摘要

Using an acoustic vector sensor (AVS), an efficient method has been presented recently for direction of arrival (DOA) estimation of multiple speech sources via the clustering of the inter-sensor data ratio (AVS-ISDR). Through extensive experiments on simulated and recorded data, we observed that the performance of the AVS-DOA method is largely dependent on the reliable extraction of the target speech dominated time-frequency points (TD-TFPs) which, however, may be degraded with the increase in the level of additive noise and room reverberation in the background. In this paper, inspired by the great success of deep learning in speech recognition, we design two new soft mask learners, namely deep neural network (DNN) and DNN cascaded with a support vector machine (DNN-SVM), for multi-source DOA estimation, where a novel feature, namely, the tandem local spectrogram block (TLSB) is used as the input to the system. Using our proposed soft mask learners, the TD-TFPs can be accurately extracted under different noisy and reverberant conditions.

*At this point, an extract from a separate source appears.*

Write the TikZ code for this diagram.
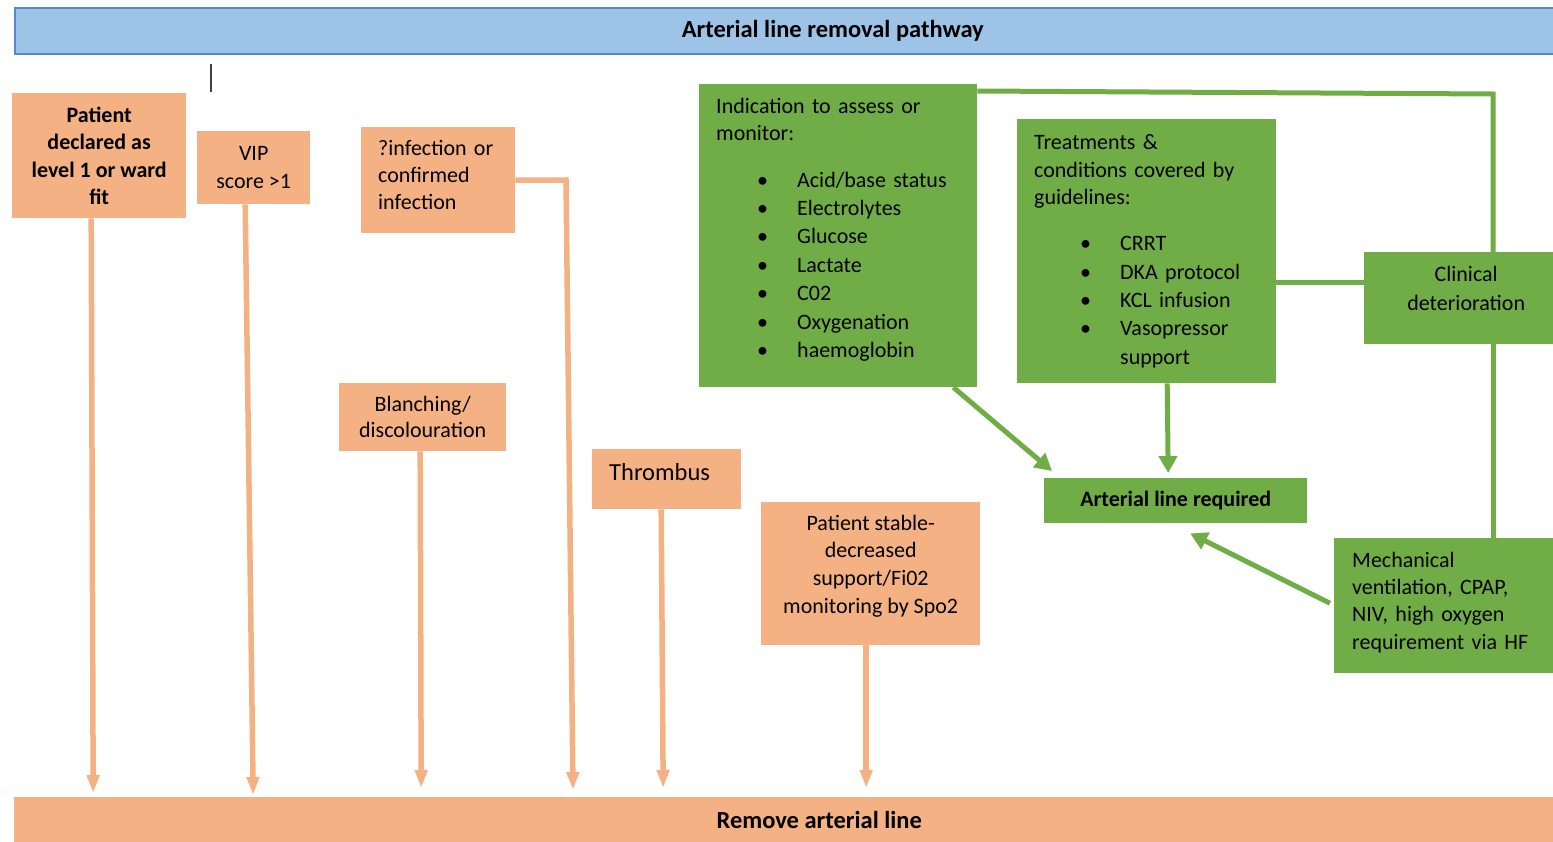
\documentclass[tikz,border=0pt]{standalone}
\usepackage{fontspec}
\setmainfont{Carlito}
\usetikzlibrary{arrows.meta,calc}
\definecolor{oran}{HTML}{F4B183}
\definecolor{grn}{HTML}{70AD47}
\definecolor{bluef}{HTML}{9DC3E6}
\definecolor{blued}{HTML}{5B86D0}
\tikzset{
  obox/.style={fill=oran, draw=none, anchor=north west, inner sep=0pt, font=\fontsize{22}{27.5}\selectfont},
  gbox/.style={fill=grn, draw=none, anchor=north west, inner sep=0pt, font=\fontsize{22}{28.4}\selectfont},
  oarr/.style={draw=oran, line width=5.5pt, -{Triangle[length=18pt,width=12pt]}},
  garr/.style={draw=grn, line width=5pt, -{Triangle[length=17pt,width=18pt]}},
  gline/.style={draw=grn, line width=5pt},
}
\newcommand{\bitemA}[1]{\hspace*{41pt}\makebox[40pt][l]{\textbullet}#1}
\newcommand{\bitemB}[1]{\hspace*{46pt}\makebox[40pt][l]{\textbullet}#1}
\newcommand{\padbot}[1]{\rule[-#1]{0pt}{0pt}}
\begin{document}
\begin{tikzpicture}[x=1pt,y=-1pt]
\useasboundingbox (0,0) rectangle (1553,841);
% title and bottom bars
\node[fill=bluef, draw=blued, line width=1.5pt, anchor=north west, minimum width=1636pt, minimum height=46pt, inner sep=0pt,
  font=\fontsize{24.5}{28}\selectfont\bfseries] (title) at (14,7) {Arterial line removal pathway};
\node[fill=oran, anchor=north west, minimum width=1610pt, minimum height=46pt, inner sep=0pt,
  font=\fontsize{24.5}{28}\selectfont\bfseries] (rem) at (14,797) {Remove arterial line};
% cursor mark
\draw[line width=1.5pt, black!75] (211,64) -- (211,92);
% orange boxes
\node[obox, minimum width=174pt, minimum height=125pt, align=center, font=\fontsize{22}{27.3}\selectfont\bfseries] (p1) at (12,93)
  {Patient\\declared as\\level 1 or ward\\fit};
\node[obox, minimum width=113pt, minimum height=73pt, align=center] (p2) at (197,131) {VIP\\score >1};
\node[obox, minimum width=154pt, minimum height=106pt, inner xsep=17pt, text width=120pt, align=left, font=\fontsize{22}{27}\selectfont] (p3) at (361,127)
  {?infection or\\confirmed\\infection\padbot{11pt}};
\node[obox, minimum width=167pt, minimum height=68pt, align=center, font=\fontsize{22}{26}\selectfont] (p4) at (339,383) {Blanching/\\discolouration};
\node[obox, minimum width=149pt, minimum height=60pt, inner xsep=17pt, text width=115pt, align=left, text depth=14pt,
  font=\fontsize{24.5}{28}\selectfont] (p5) at (592,449) {Thrombus};
\node[obox, minimum width=219pt, minimum height=143pt, align=center, font=\fontsize{22}{27.7}\selectfont] (p6) at (761,502)
  {Patient stable-\\decreased\\support/Fi02\\monitoring by Spo2\padbot{19.5pt}};
% green boxes
\node[gbox, minimum width=278pt, minimum height=303pt, inner xsep=17pt, text width=244pt, align=left] (gA) at (699,84)
  {Indication to assess or\\[-1.4pt]monitor:\\[18pt]
   \bitemA{Acid/base status}\\\bitemA{Electrolytes}\\\bitemA{Glucose}\\\bitemA{Lactate}\\\bitemA{C02}\\\bitemA{Oxygenation}\\\bitemA{haemoglobin}\padbot{15.5pt}};
\node[gbox, minimum width=259pt, minimum height=264pt, inner xsep=17pt, text width=225pt, align=left] (gB) at (1017,119)
  {Treatments \&\\conditions covered by\\[-2pt]guidelines:\\[18pt]
   \bitemB{CRRT}\\\bitemB{DKA protocol}\\\bitemB{KCL infusion}\\\bitemB{Vasopressor}\\\hspace*{86pt}support};
\node[gbox, minimum width=204pt, minimum height=92pt, align=center] (clin) at (1364,252) {Clinical\\deterioration\padbot{20pt}};
\node[gbox, minimum width=263pt, minimum height=45pt, align=center, font=\fontsize{22}{28}\selectfont\bfseries] (art) at (1044,478) {Arterial line required};
\node[gbox, minimum width=230pt, minimum height=135pt, inner xsep=18pt, text width=194pt, align=left, font=\fontsize{22}{27.3}\selectfont] (mech) at (1334,538)
  {Mechanical\\ventilation, CPAP,\\NIV, high oxygen\\requirement via HF\padbot{10pt}};
% orange connectors
\draw[oarr] ([xshift=-8pt]p1.south) -- ($(p1.south |- rem.north)+(-6,-4)$);
\draw[oarr] ([xshift=-8.5pt]p2.south) -- ($(p2.south |- rem.north)+(-0.5,-2)$);
\coordinate (c3) at (566,180);
\draw[oarr] (p3.east) -- (c3) -- ($(c3 |- rem.north)+(7,-7)$);
\draw[oarr] ([xshift=-2.5pt]p4.south) -- ($(p4.south |- rem.north)+(-1.5,-9)$);
\draw[oarr] ([xshift=-5.5pt]p5.south) -- ($(p5.south |- rem.north)+(-3.5,-9)$);
\draw[oarr] ([xshift=-4.5pt]p6.south) -- ($(p6.south |- rem.north)+(-4.5,-9)$);
% green connectors
\coordinate (corner) at (1493,94);
\draw[gline] ([yshift=-7pt]gA.north east) -- (corner) -- (corner |- clin.north);
\draw[gline] ([yshift=-31pt]gB.east) -- ([yshift=-31pt]gB.east -| clin.west);
\draw[gline] (corner |- clin.south) -- (corner |- mech.north);
\draw[garr] ([xshift=-24pt]gA.south east) -- ($(art.north west)+(8,-7)$);
\draw[garr] ([xshift=20.5pt]gB.south) -- ($(gB.south |- art.north)+(21.5,-5)$);
\draw[garr] ([xshift=-4pt,yshift=2.5pt]mech.west) -- ($(art.south)+(14.5,10)$);
\end{tikzpicture}
\end{document}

Additionally, the generated soft masks can be used to calculate the weighted centers of the ISDR-clusters for better DOA estimation as compared to the original center used in our previously proposed AVS-ISDR. Extensive experiments on simulated and recorded data have been presented to show the improved performance of our proposed methods over two baseline AVS-DOA methods in presence of noise and reverberation.